Implementing agencies often justify non-compliance with established rules by citing the late disbursement of funds. Under the guise of making up for lost time and avoiding a withdrawal of funding by the donor, they resort to procedural shortcuts, direct awards, lack of verification of service rendered. This manufactured urgency serves as a driver for rationalization: rule-breaking is presented as an act of saving
the project, when it actually opens the door to opaque and unaccountable management.

 

Allocations Confirmed, Oversight Review In Progress

 

The resolution of the $1.4 million dispute occurs as Cameroon enters the Global Fund’s eighth replenishment cycle (Grant Cycle 8). In May 2026, the financial institution confirmed Cameroon’s total Grant Cycle 8 allocation at approximately $236.7 million for 2026–2028.

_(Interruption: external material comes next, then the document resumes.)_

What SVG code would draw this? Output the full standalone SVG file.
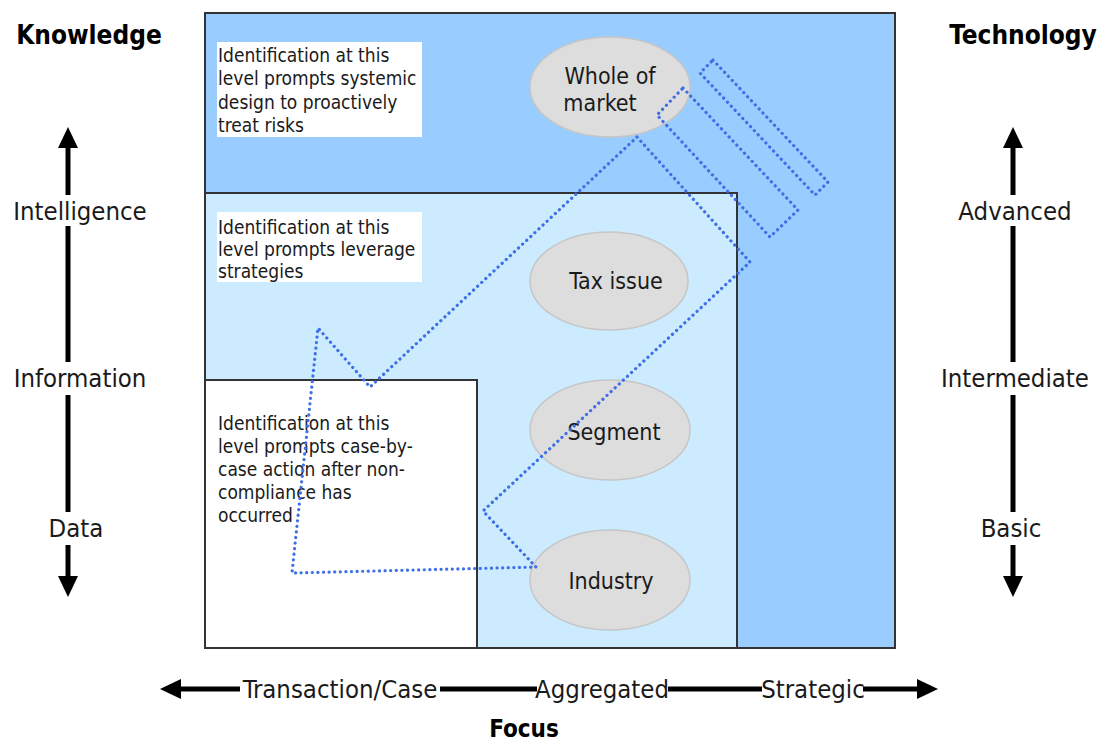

The funding includes $131.5 million for HIV/AIDS, $91.0 million for malaria, and $14.2 million for tuberculosis. This allocation follows the suspension of U.S. bilateral health funding through PEPFAR (the President’s Emergency Plan for AIDS Relief) and the President’s Malaria Initiative in the country. A formal assessment of Cameroon’s co-financing compliance is currently underway ahead of the June 2026 application deadline.

Commenting on the reliance on international grants, Etongue Mayer stated:

 

Sovereignty begins with the ability to pay for one’s own lunch. Depending on international grants, such as those from the Global Fund, imposes total accountability. Failing to speak truth to power today is to condemn the health credibility and financial sovereignty of Cameroon tomorrow.

 

No Public Update On Domestic Accountability Actions In Cameroon

 

Despite the Global Fund’s confirmation that the dispute is resolved, Cameroonian judicial authorities have issued no public statements regarding prosecutions or confirmed sanctions. High-level meetings held in April and May 2025 between Global Fund officials, the Presidency, the Audit Bench, and the Special Criminal Tribunal concluded without any public communiqué regarding the reimbursement.

Transparency International Cameroon has publicly called for a government transparency note regarding the $1.4 million reimbursement. Etongue Mayer warned of the risks associated with institutional silence:

 

The current silence on the effective reimbursement of the $1.4 million claimed is a major risk signal. It weakens not only the relationship with one donor but also the country’s credibility with the entire international financial community, risking the placement of our institutions on a blacklist of health governance.

 

Regarding the operational constraints of local anti-corruption mechanisms, TI-C noted that capacity is frequently neutralized by hierarchical pressures, stating:

 

When serious irregularities and identified red flags, shell companies and blatant conflicts of interest, lead to no legal action or effective recovery, the institutionalization of vulnerability becomes the norm. The resulting sense of impunity neutralizes any desire for reform and durably weakens the State’s credibility with international partners.

 

Etongue Mayer concluded on the direct impact of these compliance failures on public health delivery:

 

Every dollar embezzled or mismanaged translates concretely into a loss of
opportunity for 50,000 citizens awaiting vital care.

 

Methodology
This investigation is based on formal statements obtained from the Global Fund (Benjamin Szlakmann) and Transparency International Cameroon (Eva Etongue Mayer, Vice-President). Operational data was compiled via the Global Fund Data Explorer platform (accessed May 19, 2026), tracking historical disbursements ($1.21 Billion) and allocation data for Grant Cycle 7 and Grant Cycle 8. Additional contextual verification was drawn from Aidspan / Global Fund Observer (Issue 171), and official press releases from Cameroon’s Ministry of Public Health. The Ministry of Public Health did not respond to multiple detailed requests for comment regarding the terms of the reimbursement and domestic administrative sanctions.